Señor Garcia y Cubas thinks the pyramids of Teotihuacan (Mexico) were built for the same purpose as those of Egypt. He considers the analogy established in eleven particulars, as follows: 1, the site chosen is the same; 2, the structures are orientated with slight variation; 3, the line through the centres of the structures is in the astronomical meridian; 4, the construction in grades and steps is the same; 5, in both cases the larger pyramids are dedicated to the sun; 6, the Nile has "a valley of the dead," as in Teotihuacan there is "a street of the dead;" 7, some monuments in each class have the nature of fortifications; 8, the smaller mounds are of the same nature and for the same purpose; 9, both pyramids have a small mound joined to one of their faces; 10, the openings discovered in the Pyramid of the Moon are also found in some Egyptian pyramids; 11, the interior arrangements of the pyramids are analogous. ("Ensayo de un Estudio.")
It is objected that the American edifices are different in form from the Egyptian, in that they are truncated, or flattened at the top; but this is not an universal rule.
"In many of the ruined cities of Yucatan one or more pyramids have been found upon the summit of which no traces of any building could be discovered, although upon surrounding pyramids such structures could be found. There is also some reason to believe that perfect pyramids have been found in America. Waldeck found near Palenque two pyramids in a state of perfect preservation, square at the base, pointed at the top, and thirty-one feet high, their sides forming equilateral triangles." (Bancroft's "Native Races," vol. v., p. 58.)
Bradford thinks that "some of the Egyptian pyramids, and those which with some reason it has been supposed are the most ancient, are precisely similar to the Mexican teocalli." ("North Americans of Antiquity" p. 423.)
And there is in Egypt another form of pyramid called the mastaba, which, like the Mexican, was flattened on the top; while in Assyria structures flattened like the Mexican are found. "In fact," says one writer, "this form of temple (the flat-topped) has been found from Mesopotamia to the Pacific Ocean." The Phœnicians also built pyramids. In the thirteenth century the Dominican Brocard visited the ruins of the Phœnician city of Mrith or Marathos, and speaks in the strongest terms of admiration of those pyramids of surprising grandeur, constructed of blocks of stone from twenty-six to twenty-eight feet long, whose thickness exceeded the stature of a tall man. ("Prehistoric Nations," p. 144.)
"If," says Ferguson, "we still hesitate to pronounce that there was any connection between the builders of the pyramids of Suku and Oajaca, or the temples of Xochialco and Boro Buddor, we must at least allow that the likeness is startling, and difficult to account for on the theory of mere accidental coincidence."
The Egyptian pyramids all stand with their sides to the
pyramids of egypt. |
cardinal points, while many of the Mexican pyramids do likewise.

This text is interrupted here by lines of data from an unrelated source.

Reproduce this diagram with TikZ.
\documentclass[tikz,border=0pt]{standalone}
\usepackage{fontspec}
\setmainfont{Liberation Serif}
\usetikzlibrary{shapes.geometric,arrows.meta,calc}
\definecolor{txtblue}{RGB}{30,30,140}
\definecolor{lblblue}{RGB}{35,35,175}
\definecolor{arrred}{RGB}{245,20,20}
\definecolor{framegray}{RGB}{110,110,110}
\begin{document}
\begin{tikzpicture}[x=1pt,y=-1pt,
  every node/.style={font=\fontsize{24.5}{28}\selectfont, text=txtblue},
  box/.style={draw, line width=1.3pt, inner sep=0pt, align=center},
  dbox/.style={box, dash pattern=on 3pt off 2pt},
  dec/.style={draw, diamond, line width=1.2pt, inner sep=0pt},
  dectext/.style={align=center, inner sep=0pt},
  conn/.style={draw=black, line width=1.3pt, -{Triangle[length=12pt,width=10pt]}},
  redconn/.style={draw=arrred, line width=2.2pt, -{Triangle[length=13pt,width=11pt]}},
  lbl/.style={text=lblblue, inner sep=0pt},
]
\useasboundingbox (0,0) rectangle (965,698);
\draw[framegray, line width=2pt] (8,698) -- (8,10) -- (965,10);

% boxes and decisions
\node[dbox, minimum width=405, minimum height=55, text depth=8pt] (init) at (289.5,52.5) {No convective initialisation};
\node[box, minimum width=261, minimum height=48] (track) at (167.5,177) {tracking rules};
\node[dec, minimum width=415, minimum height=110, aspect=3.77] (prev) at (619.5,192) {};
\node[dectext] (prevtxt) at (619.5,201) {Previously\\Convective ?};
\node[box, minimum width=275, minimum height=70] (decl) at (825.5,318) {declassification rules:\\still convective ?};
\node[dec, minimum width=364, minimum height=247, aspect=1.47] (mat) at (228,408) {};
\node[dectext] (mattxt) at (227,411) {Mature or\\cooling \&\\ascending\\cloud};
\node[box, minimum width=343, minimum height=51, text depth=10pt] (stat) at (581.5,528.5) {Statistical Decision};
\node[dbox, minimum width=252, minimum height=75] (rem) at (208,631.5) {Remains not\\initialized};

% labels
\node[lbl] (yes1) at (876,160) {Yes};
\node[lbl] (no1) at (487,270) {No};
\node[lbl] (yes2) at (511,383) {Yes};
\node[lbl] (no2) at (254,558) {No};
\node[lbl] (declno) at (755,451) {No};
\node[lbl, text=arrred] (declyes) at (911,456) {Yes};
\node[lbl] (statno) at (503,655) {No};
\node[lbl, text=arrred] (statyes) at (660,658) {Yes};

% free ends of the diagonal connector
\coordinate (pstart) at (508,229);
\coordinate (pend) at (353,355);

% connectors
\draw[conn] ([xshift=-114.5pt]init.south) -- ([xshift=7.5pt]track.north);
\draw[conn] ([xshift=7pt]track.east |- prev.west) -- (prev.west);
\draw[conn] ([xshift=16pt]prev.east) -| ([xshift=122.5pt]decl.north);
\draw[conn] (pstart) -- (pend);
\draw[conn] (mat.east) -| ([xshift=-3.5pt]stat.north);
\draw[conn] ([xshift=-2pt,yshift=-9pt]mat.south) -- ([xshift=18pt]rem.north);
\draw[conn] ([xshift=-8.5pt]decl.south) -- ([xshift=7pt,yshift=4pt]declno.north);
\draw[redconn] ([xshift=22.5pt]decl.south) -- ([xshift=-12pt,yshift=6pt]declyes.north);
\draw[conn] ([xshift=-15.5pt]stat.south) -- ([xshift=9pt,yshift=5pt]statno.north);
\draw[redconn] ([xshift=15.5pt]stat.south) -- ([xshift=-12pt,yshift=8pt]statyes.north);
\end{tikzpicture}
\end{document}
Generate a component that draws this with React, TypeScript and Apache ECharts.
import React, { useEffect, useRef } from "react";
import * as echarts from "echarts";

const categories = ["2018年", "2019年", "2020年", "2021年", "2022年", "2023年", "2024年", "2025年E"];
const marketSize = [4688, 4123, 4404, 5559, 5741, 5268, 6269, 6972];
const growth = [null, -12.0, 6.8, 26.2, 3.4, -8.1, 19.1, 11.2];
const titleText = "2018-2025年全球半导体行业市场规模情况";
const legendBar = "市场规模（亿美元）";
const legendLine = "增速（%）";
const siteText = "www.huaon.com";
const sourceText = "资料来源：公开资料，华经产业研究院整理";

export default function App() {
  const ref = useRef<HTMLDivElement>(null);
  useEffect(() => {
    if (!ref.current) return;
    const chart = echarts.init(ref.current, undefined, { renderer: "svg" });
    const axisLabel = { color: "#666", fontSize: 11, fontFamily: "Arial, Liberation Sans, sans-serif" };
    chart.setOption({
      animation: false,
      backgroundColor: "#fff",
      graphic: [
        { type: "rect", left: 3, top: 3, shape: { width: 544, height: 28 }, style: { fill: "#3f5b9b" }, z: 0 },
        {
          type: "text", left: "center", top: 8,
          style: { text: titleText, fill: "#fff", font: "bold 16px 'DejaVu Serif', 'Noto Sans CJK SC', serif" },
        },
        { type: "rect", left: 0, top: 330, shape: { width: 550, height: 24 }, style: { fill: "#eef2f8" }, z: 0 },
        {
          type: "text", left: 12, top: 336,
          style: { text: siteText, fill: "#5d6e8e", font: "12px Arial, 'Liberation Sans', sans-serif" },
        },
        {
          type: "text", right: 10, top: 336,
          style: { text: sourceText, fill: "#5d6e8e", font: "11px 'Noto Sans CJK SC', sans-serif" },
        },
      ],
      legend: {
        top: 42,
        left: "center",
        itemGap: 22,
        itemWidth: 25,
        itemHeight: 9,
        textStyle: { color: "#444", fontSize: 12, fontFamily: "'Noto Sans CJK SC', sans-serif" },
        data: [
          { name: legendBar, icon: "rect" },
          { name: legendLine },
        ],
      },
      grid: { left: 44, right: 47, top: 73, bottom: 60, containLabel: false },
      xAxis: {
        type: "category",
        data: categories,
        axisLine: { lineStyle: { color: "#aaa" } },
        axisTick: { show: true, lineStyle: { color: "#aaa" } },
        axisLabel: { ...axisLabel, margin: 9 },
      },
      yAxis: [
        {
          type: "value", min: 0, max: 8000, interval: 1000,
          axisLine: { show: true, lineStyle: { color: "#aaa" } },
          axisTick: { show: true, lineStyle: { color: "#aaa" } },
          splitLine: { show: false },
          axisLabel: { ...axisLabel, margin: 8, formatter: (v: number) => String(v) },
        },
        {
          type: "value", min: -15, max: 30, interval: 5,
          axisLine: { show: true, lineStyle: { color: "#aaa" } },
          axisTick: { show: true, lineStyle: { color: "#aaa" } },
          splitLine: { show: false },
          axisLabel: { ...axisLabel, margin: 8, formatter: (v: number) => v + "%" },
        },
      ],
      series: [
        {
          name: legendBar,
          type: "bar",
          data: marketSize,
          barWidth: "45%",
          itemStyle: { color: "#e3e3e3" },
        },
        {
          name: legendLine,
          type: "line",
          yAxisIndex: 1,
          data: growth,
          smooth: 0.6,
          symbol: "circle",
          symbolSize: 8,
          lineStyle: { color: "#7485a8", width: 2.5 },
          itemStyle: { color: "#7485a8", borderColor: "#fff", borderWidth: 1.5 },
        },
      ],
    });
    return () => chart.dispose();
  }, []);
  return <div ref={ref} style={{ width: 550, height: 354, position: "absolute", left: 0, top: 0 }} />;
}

The Egyptian pyramids were penetrated by small passage-ways; so were the Mexican. The Pyramid of Teotihuacan, according to Almarez, has, at a point sixty-nine feet from the base, a gallery large enough to admit a man crawling on hands and knees. which extends inward, on an incline, a distance of twenty-five feet, and terminates in two square wells or chambers, each five feet square, and one of them fifteen feet deep. Mr. Löwenstern
pyramids of teotihuacan. |
states, according to Mr. Bancroft ("Native Races," vol. iv., p. 533), that "the gallery is one hundred and fifty-seven feet long, increasing in height to over six feet and a half as it penetrates the pyramid; that the well is over six feet square, extending (apparently) down to the base and up to the summit; and that other cross-galleries are blocked up by débris." In the Pyramid of Cheops there is a similar opening or passage-way forty-nine feet above the base; it is three feet eleven inches high, and three feet five and a half inches wide; it leads down a slope to a sepulchral chamber or well, and connects with other passage-ways leading up into the body of the pyramid.
the great mound, near miamisburg, ohio. |
Humboldt considered the Pyramid of Cholula of the same type as the Temple of Jupiter Belus, the pyramids of Meidoun Dachhour, and the group of Sakkarah, in Egypt.

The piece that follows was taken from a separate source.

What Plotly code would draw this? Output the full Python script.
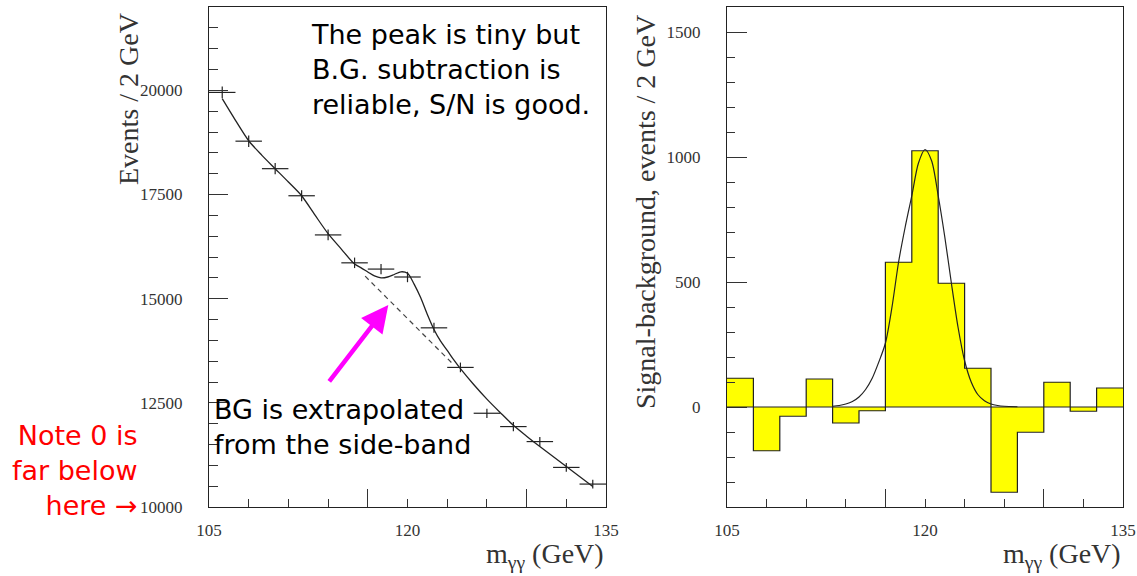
import plotly.graph_objects as go

# ---------------- data ----------------
# Left panel: diphoton mass spectrum, 2 GeV bins
mass_centers = [106, 108, 110, 112, 114, 116, 118, 120, 122, 124, 126, 128, 130, 132, 134]
bin_edges = [105, 107, 109, 111, 113, 115, 117, 119, 121, 123, 125, 127, 129, 131, 133, 135]
events = [19950, 18780, 18120, 17470, 16530, 15860, 15710, 15520, 14300, 13350, 12250, 11930, 11570, 10950, 10550]
events_err = [141, 137, 135, 132, 129, 126, 125, 125, 120, 116, 111, 109, 108, 105, 103]
bin_half_width = 1.0

# fitted signal + background curve (solid)
fit_x = [106, 107, 108, 109, 110, 111, 112, 113, 114, 115, 116, 116.5, 117, 117.5, 118, 118.5,
         119, 119.5, 120, 120.5, 121, 121.5, 122, 122.5, 123, 123.5, 124, 125, 126, 127, 128,
         129, 130, 131, 132, 133, 134]
fit_y = [19800, 19280, 18790, 18440, 18120, 17800, 17470, 17010, 16560, 16190, 15830, 15740,
         15640, 15545, 15500, 15520, 15580, 15645, 15610, 15350, 15020, 14620, 14260, 13980,
         13760, 13530, 13320, 12940, 12590, 12270, 11960, 11700, 11450, 11210, 10970, 10730, 10490]

# background extrapolated under the peak (dashed)
bg_x = [116.8, 118, 120, 122, 123.5]
bg_y = [15540, 15160, 14525, 13890, 13410]

# Right panel: signal - background histogram
sub_values = [115, -175, -37, 112, -64, -15, 579, 1025, 495, 155, -341, -101, 99, -17, 76]
# fitted gaussian of the signal
sig_x = [113, 113.5, 114, 114.5, 115, 115.5, 116, 116.5, 117, 117.5, 118, 118.5, 119, 119.5,
         120, 120.5, 121, 121.5, 122, 122.5, 123, 123.5, 124, 124.5, 125, 125.5, 126, 127]
sig_y = [3, 6, 12, 22, 40, 70, 115, 180, 255, 400, 580, 720, 845, 975, 1030, 985, 845, 680,
         495, 320, 185, 100, 50, 25, 12, 6, 3, 1]

# axis ticks
x_ticks = [105, 120, 135]
x_long_ticks = [117, 129]
left_y_ticks = [10000, 12500, 15000, 17500, 20000]
right_y_ticks = [0, 500, 1000, 1500]

W, H = 1137, 576
INK = "#222222"
SERIF = "Liberation Serif, Times New Roman, serif"
SANS = "DejaVu Sans, Verdana, sans-serif"


def px(xp):
    return xp / W


def py(yp):
    return 1 - yp / H


fig = go.Figure()

# data crosses
fig.add_trace(go.Scatter(
    x=mass_centers, y=events, mode="markers",
    marker=dict(size=1, color="rgba(0,0,0,0)"),
    error_x=dict(type="constant", value=bin_half_width, width=0, thickness=1.2, color=INK),
    error_y=dict(type="data", array=events_err, width=0, thickness=1.2, color=INK),
    xaxis="x", yaxis="y", showlegend=False, hoverinfo="skip"))

# fit curve
fig.add_trace(go.Scatter(
    x=fit_x, y=fit_y, mode="lines",
    line=dict(color=INK, width=1.3, shape="spline", smoothing=0.8),
    xaxis="x", yaxis="y", showlegend=False, hoverinfo="skip"))

# background dashed
fig.add_trace(go.Scatter(
    x=bg_x, y=bg_y, mode="lines",
    line=dict(color="#444444", width=1.2, dash="5px,4px"),
    xaxis="x", yaxis="y", showlegend=False, hoverinfo="skip"))

# histogram fill
fig.add_trace(go.Bar(
    x=mass_centers, y=sub_values, width=2,
    marker=dict(color="#ffff00", line=dict(width=0)),
    xaxis="x2", yaxis="y2", showlegend=False, hoverinfo="skip"))

# histogram step outline
fig.add_trace(go.Scatter(
    x=bin_edges, y=sub_values + sub_values[-1:], mode="lines",
    line=dict(color=INK, width=1.2, shape="hv"),
    xaxis="x2", yaxis="y2", showlegend=False, hoverinfo="skip"))

# gaussian fit
fig.add_trace(go.Scatter(
    x=sig_x, y=sig_y, mode="lines",
    line=dict(color=INK, width=1.2, shape="spline", smoothing=0.8),
    xaxis="x2", yaxis="y2", showlegend=False, hoverinfo="skip"))

# invisible traces to carry the long-tick overlay axes
fig.add_trace(go.Scatter(x=[None], y=[None], xaxis="x3", yaxis="y", showlegend=False, hoverinfo="skip"))
fig.add_trace(go.Scatter(x=[None], y=[None], xaxis="x4", yaxis="y2", showlegend=False, hoverinfo="skip"))

ydom = [py(507), py(7)]
tickfont = dict(family=SERIF, size=17, color="#333333")

common_x = dict(range=[105, 135], showgrid=False, zeroline=False, showline=True,
                linecolor=INK, linewidth=1.3, mirror=True, ticks="inside",
                tickvals=x_ticks, ticktext=[str(v) for v in x_ticks],
                ticklen=8, tickcolor="#333333", tickwidth=1,
                minor=dict(tick0=105, dtick=3, ticks="inside", ticklen=8, tickcolor="#333333",
                           showgrid=False),
                tickfont=tickfont, ticklabelstandoff=7, automargin=False)
long_x = dict(range=[105, 135], showgrid=False, zeroline=False, showline=False,
              ticks="inside", tickvals=x_long_ticks, ticklen=18, tickcolor="#333333",
              showticklabels=False, side="bottom", automargin=False)

fig.update_layout(
    width=W, height=H,
    margin=dict(l=0, r=0, t=0, b=0, autoexpand=False),
    paper_bgcolor="white", plot_bgcolor="white",
    xaxis=dict(domain=[px(209), px(606)], anchor="y", **common_x),
    xaxis2=dict(domain=[px(727), px(1123)], anchor="y2", **common_x),
    xaxis3=dict(overlaying="x", anchor="y", **long_x),
    xaxis4=dict(overlaying="x2", anchor="y2", **long_x),
    yaxis=dict(domain=ydom, anchor="x", range=[10000, 22000], showgrid=False, zeroline=False,
               showline=True, linecolor=INK, linewidth=1.3, mirror=True, ticks="inside",
               tickvals=left_y_ticks, ticktext=[str(v) for v in left_y_ticks],
               ticklen=19, tickcolor="#333333",
               minor=dict(tick0=10000, dtick=500, ticks="inside", ticklen=9,
                          tickcolor="#333333", showgrid=False),
               tickfont=tickfont, ticklabelstandoff=22, automargin=False),
    yaxis2=dict(domain=ydom, anchor="x2", range=[-400, 1600], showgrid=False, zeroline=False,
                showline=True, linecolor=INK, linewidth=1.3, mirror=True, ticks="inside",
                tickvals=right_y_ticks, ticktext=[str(v) for v in right_y_ticks],
                ticklen=20, tickcolor="#333333",
                minor=dict(tick0=0, dtick=100, ticks="inside", ticklen=8,
                           tickcolor="#333333", showgrid=False),
                tickfont=tickfont, ticklabelstandoff=22, automargin=False),
    bargap=0,
    shapes=[dict(type="line", xref="x2 domain", x0=0, x1=1, yref="y2", y0=0, y1=0,
                 line=dict(color=INK, width=1.2), layer="above")],
)

annotations = []
# axis titles
annotations.append(dict(text="Events / 2 GeV", xref="paper", yref="paper", x=px(128), y=py(99),
                        xanchor="center", yanchor="middle", textangle=-90, showarrow=False,
                        font=dict(family=SERIF, size=28, color="#333333")))
annotations.append(dict(text="Signal-background, events / 2 GeV", xref="paper", yref="paper",
                        x=px(645), y=py(212), xanchor="center", yanchor="middle", textangle=-90,
                        showarrow=False, font=dict(family=SERIF, size=28, color="#333333")))
annotations.append(dict(text="m<sub>γγ</sub> (GeV)", xref="paper", yref="paper", x=px(606),
                        y=py(555), xanchor="right", yanchor="middle", showarrow=False,
                        font=dict(family=SERIF, size=28, color="#333333")))
annotations.append(dict(text="m<sub>γγ</sub> (GeV)", xref="paper", yref="paper", x=px(1123),
                        y=py(555), xanchor="right", yanchor="middle", showarrow=False,
                        font=dict(family=SERIF, size=28, color="#333333")))
# commentary
annotations.append(dict(text="The peak is tiny but<br>B.G. subtraction is<br>reliable, S/N is good.",
                        xref="paper", yref="paper", x=px(309), y=py(17), xanchor="left",
                        yanchor="top", align="left", showarrow=False,
                        font=dict(family=SANS, size=27, color="black")))
annotations.append(dict(text="BG is extrapolated<br>from the side-band",
                        xref="paper", yref="paper", x=px(212), y=py(392), xanchor="left",
                        yanchor="top", align="left", showarrow=False,
                        font=dict(family=SANS, size=27, color="black")))
annotations.append(dict(text="Note 0 is<br>far below<br>here →",
                        xref="paper", yref="paper", x=px(140), y=py(418), xanchor="right",
                        yanchor="top", align="right", showarrow=False,
                        font=dict(family=SANS, size=27, color="#ff0000")))
# magenta arrow
annotations.append(dict(text="", x=118.55, y=14850, xref="x", yref="y",
                        ax=114.0, ay=12980, axref="x", ayref="y", showarrow=True,
                        arrowhead=2, arrowsize=1.2, arrowwidth=4.5, arrowcolor="#ff00ff"))
fig.update_layout(annotations=annotations)

fig.write_html("out.html")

great pyramid of xcoch. mexico. |
In both America and Egypt the pyramids were used as places of sepulture; and it is a remarkable fact that the system of earthworks and mounds, kindred to the pyramids, is found even in England. Silsbury Hill, at Avebury, is an artificial mound one hundred and seventy feet high. It is connected with ramparts, avenues (fourteen hundred and eighty yards long), circular ditches, and stone circles, almost identical with those found in the valley of the Mississippi. In Ireland the dead were buried in vaults of stone, and the earth raised over them in pyramids flattened on the top. They were called "moats" by the people. We have found the stone vaults at the base of similar truncated pyramids in Ohio. There can be no doubt that the pyramid was a developed and perfected mound, and that the parent form of these curious structures is to be found in Silsbury Hill, and in the mounds of earth of Central America and the Mississippi Valley.

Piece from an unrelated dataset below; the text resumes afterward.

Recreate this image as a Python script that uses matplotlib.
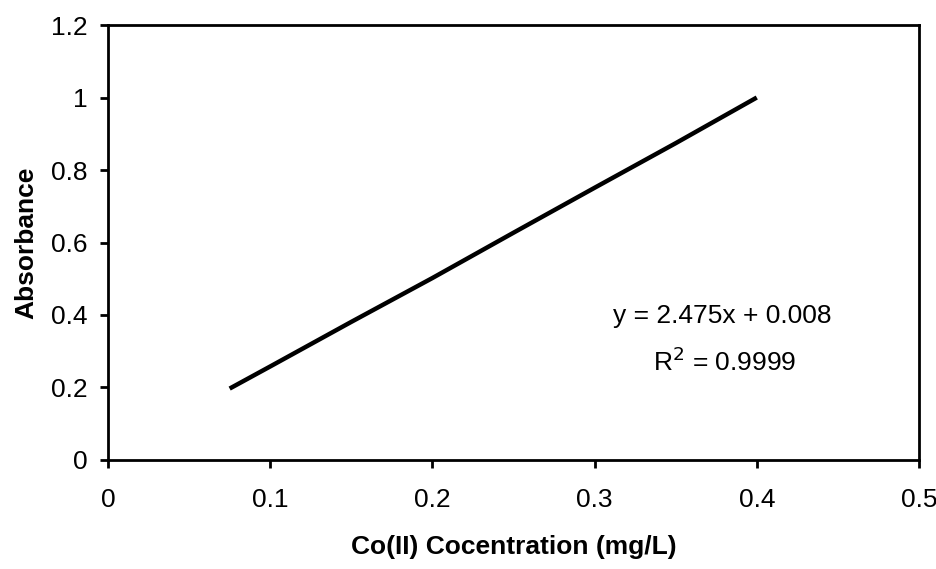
import numpy as np
import matplotlib.pyplot as plt

plt.rcParams['font.family'] = ['Liberation Sans', 'DejaVu Sans']

# calibration data
conc = [0.075, 0.1, 0.15, 0.2, 0.25, 0.3, 0.35, 0.4]
absorb = [0.197, 0.258, 0.381, 0.502, 0.627, 0.751, 0.874, 1.0]

x_ticks = [0, 0.1, 0.2, 0.3, 0.4, 0.5]
x_labels = ['0', '0.1', '0.2', '0.3', '0.4', '0.5']
y_ticks = [0, 0.2, 0.4, 0.6, 0.8, 1.0, 1.2]
y_labels = ['0', '0.2', '0.4', '0.6', '0.8', '1', '1.2']

fig = plt.figure(figsize=(9.36, 5.69), dpi=100)
ax = fig.add_axes([0.1154, 0.1916, 0.8664, 0.7644])

ax.plot(conc, absorb, color='black', lw=3.2, solid_capstyle='butt')

ax.set_xlim(0, 0.5)
ax.set_ylim(0, 1.2)
ax.set_xticks(x_ticks)
ax.set_xticklabels(x_labels)
ax.set_yticks(y_ticks)
ax.set_yticklabels(y_labels)
ax.tick_params(direction='out', length=6, width=2, labelsize=19, colors='black')
ax.tick_params(axis='x', pad=14)
ax.tick_params(axis='y', pad=9)
for s in ax.spines.values():
    s.set_linewidth(2)

ax.set_xlabel('Co(II) Cocentration (mg/L)', fontsize=19, fontweight='bold', labelpad=17)
ax.set_ylabel('Absorbance', fontsize=19, fontweight='bold', labelpad=9)

ax.text(0.757, 0.33, 'y = 2.475x + 0.008', transform=ax.transAxes,
        ha='center', va='center', fontsize=19)
ax.text(0.76, 0.225, 'R$^2$ = 0.9999', transform=ax.transAxes,
        ha='center', va='center', fontsize=19)

fig.savefig('out.png', dpi=100)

We find the emblem of the Cross in pre-Christian times venerated as a holy symbol on both sides of the Atlantic; and we find it explained as a type of the four rivers of the happy island where the civilization of the race originated.
We find everywhere among the European and American nations the memory of an Eden of the race, where the first men dwelt in primeval peace and happiness, and which was afterward destroyed by water.
We find the pyramid on both sides of the Atlantic, with its four sides pointing, like the arms of the Cross, to the four cardinal points—a reminiscence of Olympus; and in the Aztec representation of Olympos (Aztlan) we find the pyramid as the central and typical figure.
Is it possible to suppose all these extraordinary coincidences to be the result of accident? We might just as well say that the similarities between the American and English forms of government were not the result of relationship or descent, but that men placed in similar circumstances had spontaneously and necessarily reached the same results.